Originally published in the Monadnock Shopper News, July 2021.
By MSH volunteer & Monadnock local Jake Gehrung.
My retirement fund is having an impact on the climate? I thought I just needed to buy an electric car and become a vegan!
Well, as it turns out, your investments have everything to do with the climate. In fact, being climate-conscious could actually help make you money!
Whether you’re just getting started with a retirement account or are later in your career considering readjusting your investments, your investments play a role in dictating the course of our economy and our global climate. If you’ve read past articles by the Monadnock Sustainability Hub (links to articles), you know that we as individuals have much more power to mitigate climate change than we realize. Personal investments are a prime example.
When you invest, you are investing in a company or multiple companies. Two things happen as a result. First, your investment supports the company or companies and allows them to grow. So in the context of climate change, you should support companies that represent your values and whose growth will have a positive impact on the climate, rather than companies whose profit exploits the environment. We are all impacted one way or another by the adverse effects of climate change and we should be finding ways to limit its progression.

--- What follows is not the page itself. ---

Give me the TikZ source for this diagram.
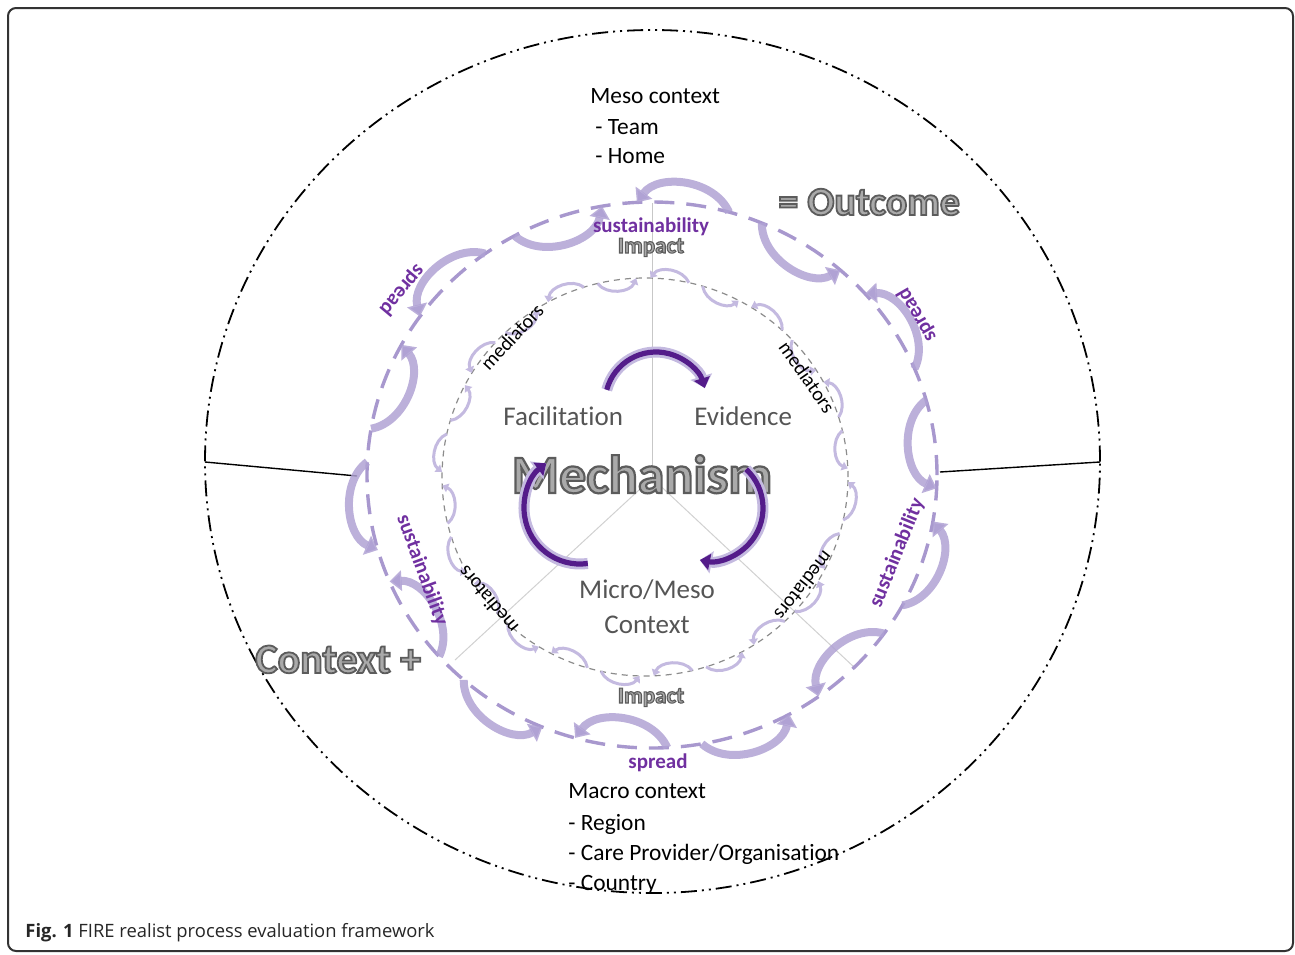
\documentclass[tikz,border=0pt]{standalone}
\usepackage{fontspec}
\setmainfont{Carlito}[Ligatures=NoCommon]
\newfontfamily\capfont{Open Sans}
\usetikzlibrary{arrows.meta,calc}

\definecolor{lav}{RGB}{176,162,212}
\definecolor{lavpale}{RGB}{196,186,224}
\definecolor{ringlav}{RGB}{168,152,206}
\definecolor{fireppl}{RGB}{112,48,160}
\definecolor{cycppl}{RGB}{84,28,138}
\definecolor{labgrey}{RGB}{85,85,85}
\definecolor{glowfill}{RGB}{170,170,170}

% grey letters with a dark rim (fill + stroke render mode)
\newcommand{\glow}[2]{\textcolor{glowfill}{\special{pdf:literal direct 2 Tr #1 w 0.36 0.36 0.36 RG}#2\special{pdf:literal direct 0 Tr}}}

\tikzset{
  ringarrow/.style={draw=lav, line width=4pt, draw opacity=.85, -{Triangle[width=10pt,length=6pt]}},
  smallarrow/.style={draw=lavpale, line width=1.5pt, -{Triangle[width=4.5pt,length=3pt]}},
  cyclearrow/.style={draw=cycppl, line width=2.6pt, -{Triangle[width=8pt,length=5pt]}},
  cycleglow/.style={draw=lavpale, line width=5.5pt, -{Triangle[width=11pt,length=6pt]}},
  ctxtext/.style={font=\fontsize{11.7}{15}\selectfont, inner sep=0pt, anchor=base west},
  cornertext/.style={font=\fontsize{13.5}{17.5}\selectfont, text=labgrey, inner sep=0pt},
  ringtext/.style={font=\fontsize{10.5}{12}\selectfont\bfseries, text=fireppl, inner sep=0pt},
  medtext/.style={font=\fontsize{10}{12}\selectfont, inner sep=0pt},
  glowtext/.style={inner sep=0pt}
}

\begin{document}
\begin{tikzpicture}[x=0.5pt, y=0.5pt]
\useasboundingbox (0,0) rectangle (1295,-954);

% frame
\draw[line width=1pt, draw=black!80, rounded corners=4pt] (8,-8) rectangle (1293,-951);

% outer boundary and dividers
\draw[line width=0.9pt, dash pattern=on 8pt off 2.5pt on 1pt off 2.5pt on 1pt off 2.5pt]
  (652.5,-461.5) ellipse[x radius=447.5, y radius=431.5];
\coordinate (lw) at (205,-462);
\coordinate (le) at (357,-476);
\coordinate (rw) at (940,-472);
\coordinate (re) at (1100,-462);
\draw[line width=0.7pt] (lw) -- (le);
\draw[line width=0.7pt] (rw) -- (re);

% spokes
\coordinate (hub) at (652,-478);
\draw[draw=black!22, line width=0.5pt] (hub) -- (652,-203);
\draw[draw=black!18, line width=0.5pt] (hub) -- (455,-660);
\draw[draw=black!18, line width=0.5pt] (hub) -- (855,-668);

% outer ring
\draw[draw=ringlav, line width=1.7pt, dash pattern=on 10pt off 6pt]
  (652,-475) ellipse[x radius=285, y radius=273];
\foreach \k in {0,...,13}{
  \pgfmathsetmacro\a{96.6+25.71*\k+3.5}
  \pgfmathsetmacro\b{96.6+25.71*(\k+1)-3.5}
  \ifodd\k
    \draw[ringarrow] ({652+285*cos(\a)},{-475+273*sin(\a)}) to[bend right=60] ({652+285*cos(\b)},{-475+273*sin(\b)});
  \else
    \draw[ringarrow] ({652+285*cos(\b)},{-475+273*sin(\b)}) to[bend right=60] ({652+285*cos(\a)},{-475+273*sin(\a)});
  \fi
}

% inner ring
\draw[draw=black!45, line width=0.6pt, dash pattern=on 3pt off 2.5pt]
  (645,-477) ellipse[x radius=203, y radius=199];
\foreach \k in {0,...,23}{
  \pgfmathsetmacro\a{90.5+15*\k+2}
  \pgfmathsetmacro\b{90.5+15*(\k+1)-2}
  \ifodd\k
    \draw[smallarrow] ({645+203*cos(\a)},{-477+199*sin(\a)}) to[bend right=60] ({645+203*cos(\b)},{-477+199*sin(\b)});
  \else
    \draw[smallarrow] ({645+203*cos(\b)},{-477+199*sin(\b)}) to[bend right=60] ({645+203*cos(\a)},{-477+199*sin(\a)});
  \fi
}

% context texts
\node[ctxtext] (meso1) at (590,-103) {Meso context};
\node[ctxtext] (meso2) at (595,-134) {- Team};
\node[ctxtext] (meso3) at (595,-163) {- Home};
\node[ctxtext] (macro1) at (568,-798) {Macro context};
\node[ctxtext] (macro2) at (568,-830) {- Region};
\node[ctxtext] (macro3) at (568,-860) {- Care Provider/Organisation};
\node[ctxtext] (macro4) at (568,-890) {- Country};

% big labels
\node[glowtext, anchor=base west] (outcome) at (778,-215) {\fontsize{20}{24}\selectfont\bfseries\glow{0.9}{= Outcome}};
\node[glowtext, anchor=base west] (context) at (255,-673) {\fontsize{21}{24}\selectfont\bfseries\glow{0.9}{Context +}};
\node[glowtext, anchor=base] (mech) at (642,-493) {\fontsize{27}{30}\selectfont\bfseries\glow{1.1}{Mechanism}};
\node[glowtext, anchor=base] (imptop) at (651,-253) {\fontsize{11.5}{13}\selectfont\bfseries\glow{0.55}{Impact}};
\node[glowtext, anchor=base] (impbot) at (651,-703) {\fontsize{11.5}{13}\selectfont\bfseries\glow{0.55}{Impact}};

% inner labels
\node[cornertext, anchor=base west] (facil) at (503,-425) {Facilitation};
\node[cornertext, anchor=base west] (evid) at (694,-425) {Evidence};
\node[cornertext, anchor=base] (micro) at (647,-598) {Micro/Meso};
\node[cornertext, anchor=base] (microctx) at (647,-633) {Context};

% ring labels
\node[ringtext, anchor=base] (sustop) at (651,-232) {sustainability};
\node[ringtext, anchor=base] (sprbot) at (658,-768) {spread};
\node[ringtext, rotate=230] (sprul) at (402,-290) {spread};
\node[ringtext, rotate=120] (sprur) at (917,-315) {spread};
\node[ringtext, rotate=-70] (susl) at (422,-570) {sustainability};
\node[ringtext, rotate=68] (susr) at (897,-553) {sustainability};

\node[medtext, rotate=47] (medul) at (512,-337) {mediators};
\node[medtext, rotate=-55] (medur) at (807,-377) {mediators};
\node[medtext, rotate=130] (medll) at (488,-600) {mediators};
\node[medtext, rotate=232] (medlr) at (804,-586) {mediators};

% cycle arrows
\draw[cycleglow] (656,-403) ++(165:51) arc[start angle=165, end angle=17, radius=51];
\draw[cyclearrow] (656,-403) ++(165:51) arc[start angle=165, end angle=17, radius=51];
\draw[cycleglow] (710,-508) ++(47:53) arc[start angle=47, end angle=-101, radius=53];
\draw[cyclearrow] (710,-508) ++(47:53) arc[start angle=47, end angle=-101, radius=53];
\draw[cycleglow] (580,-508) ++(278:56) arc[start angle=278, end angle=127, radius=56];
\draw[cyclearrow] (580,-508) ++(278:56) arc[start angle=278, end angle=127, radius=56];

% caption
\node[anchor=base west, inner sep=0pt, font=\capfont\fontsize{9.2}{11}\selectfont, text=black!85] (caption) at (25,-937)
  {\textbf{Fig. 1} FIRE realist process evaluation framework};
\end{tikzpicture}
\end{document}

Secondly, when you invest, you buy ownership of a small piece of that company, so your financial success is dependent on the success of the company or companies to some degree. Thus, you should avoid companies that are not climate-conscious and benefit from the companies that are climate-conscious. As time progresses, financial risks and opportunities evolve. Today, climate change is at the core of many substantial risks and opportunities. For example, the COVID-19 pandemic has shown how companies with vast, complex supply chains are more vulnerable to global crises, and climate change will be no different. Companies’ success will be dependent on how well they assess their climate risks and adapt to maintain steady growth. So even if you’re not a granola environmentalist, it is worth considering how climate will inevitably impact your financial success.
Probably the most common investment we make is in our personal retirement. It is common for retirement investment strategies to be particularly risk-averse, thus it is even more important to consider the repercussions of global climate change. There are many funds out there that compile the most climate-conscious companies. These funds help you avoid risks with companies that are heavily dependent on fossil fuel, in addition to capitalizing on the success of renewable energy companies. As You Sow has developed practical tools for selecting Fossil Fuel Free Funds and Deforestation Free Funds.

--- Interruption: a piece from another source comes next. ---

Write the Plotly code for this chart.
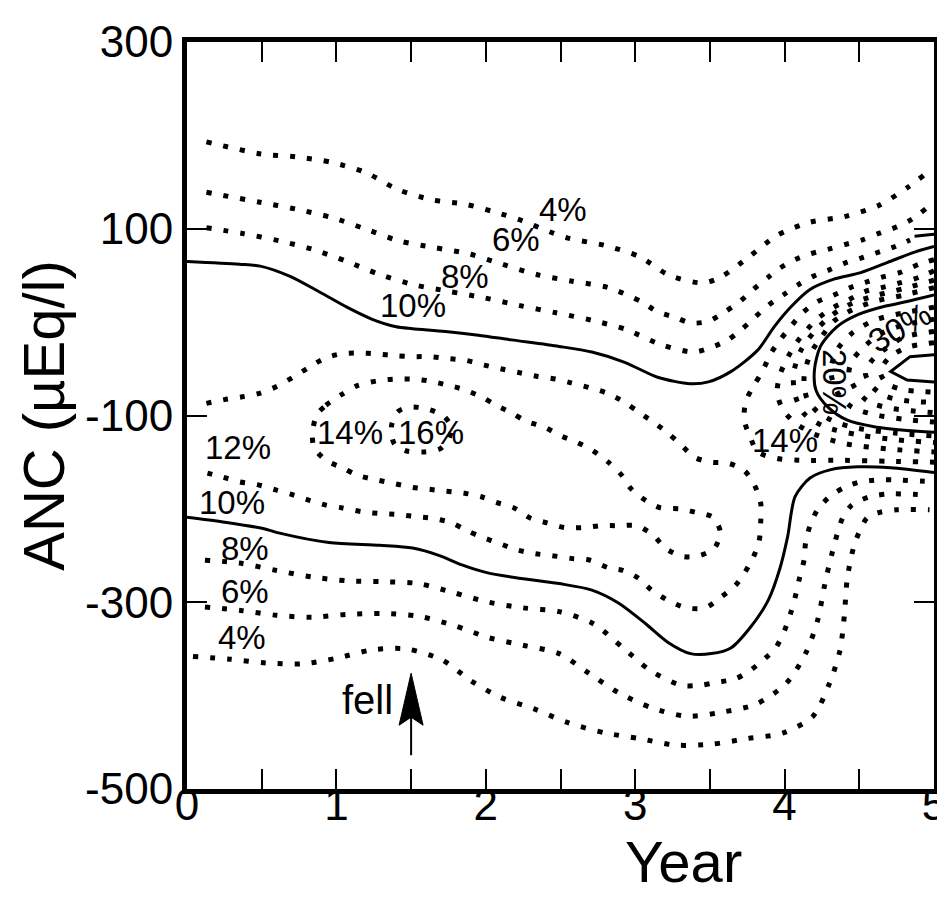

If you go to a financial advisor for any of your investments, tell your advisor you would like them to use Environmental, Social, Governance (ESG) strategies when they manage your money. If necessary, consider transitioning to a new advisor who understands climate risks and can develop a safe strategy for your investments
If you actively invest in securities for your retirement or potential through other personal accounts, are the companies in your portfolio thinking about climate change? Research the companies and maybe check out their “sustainability report” or “ESG report” (here is Nike’s FY19 Impact Report as an example), or their annual report if a sustainability report is not available.
No matter what your level of investment is, it’s crucial that you consider how your investments and climate change overlap. If you want to maximize your returns and support companies that reflect your values, you cannot ignore the risks and opportunities presented in this time of crisis. Take action with your wallet!
About the Author
Jake Gehrung is a High-Performance Buildings Analyst with the Resilient Buildings Group and a freelance writer. His career goal is to shift society toward sustainability and peace. With RBG, he manages a variety of residential LEED projects throughout New England, in addition to supporting several commissioning projects.
Jake was born and raised in the Monadnock area. Before work with RBG, Jake developed strong sustainability acumen and a variety of skills through unique experiences. As an undergraduate researcher, Jake completed projects in New England, New Zealand, and Ecuador to broaden his perspective on environmental sustainability. Since then, Jake has worked in sustainable food systems, corporate sustainability, climate policy, ESG investing, social impact investing, waste management, and has written a variety of articles on sustainability issues. Jake hopes to continue growing as an ambassador of sustainability through new avenues and is particularly interested in sustainable development.